* _Available data_

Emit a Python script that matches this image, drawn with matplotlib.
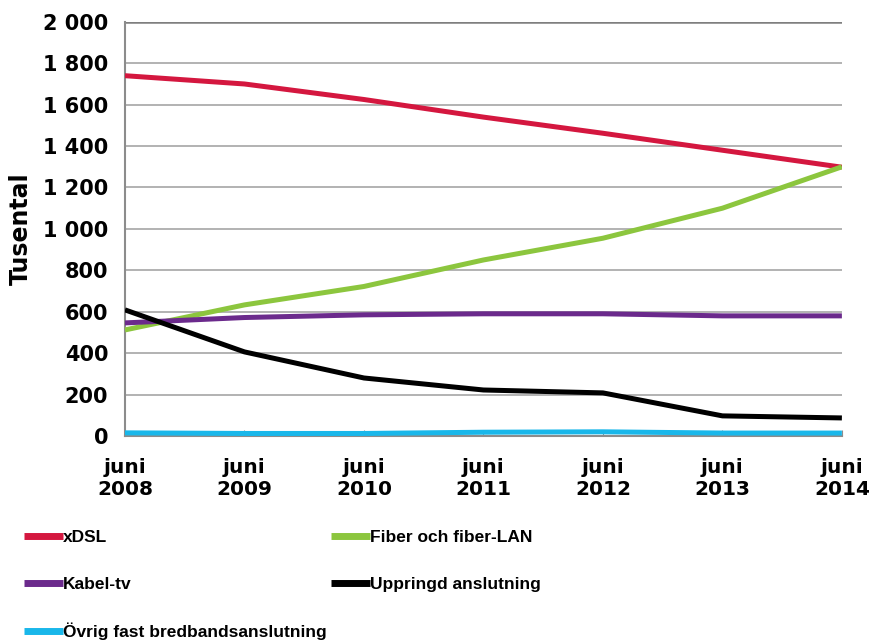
import matplotlib
matplotlib.use("Agg")
import matplotlib.pyplot as plt
from matplotlib import font_manager
from matplotlib.ticker import FuncFormatter

# Antal fasta anslutningar per teknik, tusental
years = ["juni\n2008", "juni\n2009", "juni\n2010", "juni\n2011",
         "juni\n2012", "juni\n2013", "juni\n2014"]
xdsl = [1740, 1700, 1625, 1540, 1462, 1380, 1298]
fiber = [512, 633, 722, 850, 955, 1100, 1300]
kabel = [546, 572, 585, 590, 590, 580, 580]
uppringd = [609, 406, 280, 222, 208, 97, 87]
ovrig = [15, 12, 12, 18, 20, 14, 14]

series = [
    ("xDSL", xdsl, "#d4173f"),
    ("Fiber och fiber-LAN", fiber, "#8cc63e"),
    ("Kabel-tv", kabel, "#6b2a8c"),
    ("Uppringd anslutning", uppringd, "#000000"),
    ("Övrig fast bredbandsanslutning", ovrig, "#19b7ea"),
]

installed = {f.name for f in font_manager.fontManager.ttflist}
legend_family = "Liberation Sans Narrow" if "Liberation Sans Narrow" in installed else "Liberation Sans"

fig = plt.figure(figsize=(8.69, 6.43), dpi=100)
ax = fig.add_axes([0.1438, 0.322, 0.825, 0.644])

x = list(range(len(years)))
lines = {}
for name, vals, col in series:
    ln, = ax.plot(x, vals, color=col, lw=3.6, solid_capstyle="butt", label=name, zorder=3)
    lines[name] = ln

ax.set_xlim(0, len(years) - 1)
ax.set_ylim(0, 2000)
ax.set_yticks(range(0, 2001, 200))
ax.yaxis.set_major_formatter(FuncFormatter(lambda v, p: f"{int(v):,}".replace(",", " ")))
ax.set_xticks(x)
ax.set_xticklabels(years)

ax.grid(axis="y", color="#a6a6a6", lw=1.2, zorder=0)
ax.set_axisbelow(True)
for s in ["top", "right"]:
    ax.spines[s].set_visible(False)
for s in ["left", "bottom"]:
    ax.spines[s].set_color("#8c8c8c")
    ax.spines[s].set_linewidth(1.5)
ax.axhline(2000, color="#7f7f7f", lw=1.8, zorder=1)

ax.tick_params(axis="y", length=0, pad=12, labelsize=15)
ax.tick_params(axis="x", direction="in", length=4, color="#8c8c8c", pad=16, labelsize=14.5)
for lab in ax.get_yticklabels() + ax.get_xticklabels():
    lab.set_fontweight("bold")
for lab in ax.get_xticklabels():
    lab.set_linespacing(1.2)

ax.set_ylabel("Tusental", fontsize=17, fontweight="bold")
ax.yaxis.set_label_coords(-0.128, 0.5)

order = ["xDSL", "Kabel-tv", "Övrig fast bredbandsanslutning",
         "Fiber och fiber-LAN", "Uppringd anslutning"]
leg = fig.legend([lines[n] for n in order], order, ncol=2,
                 loc="upper left", bbox_to_anchor=(0.01, 0.2),
                 frameon=False, handlelength=2.2, handletextpad=0.0,
                 columnspacing=0.3, labelspacing=1.8,
                 prop={"family": legend_family, "weight": "bold", "size": 12.5})
for h in leg.get_lines():
    h.set_linewidth(5)

fig.savefig("out.png", dpi=100)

* _Problem statement_
Write down every line from the opening of the listing to the line with "from matplotlib.ticker import FuncFormatter", both included, and nothing else; the pictures are omitted.

* _Task solution_
Emit a Python script that matches this image, drawn with matplotlib.
import matplotlib
matplotlib.use("Agg")
import matplotlib.pyplot as plt
from matplotlib import font_manager
from matplotlib.ticker import FuncFormatter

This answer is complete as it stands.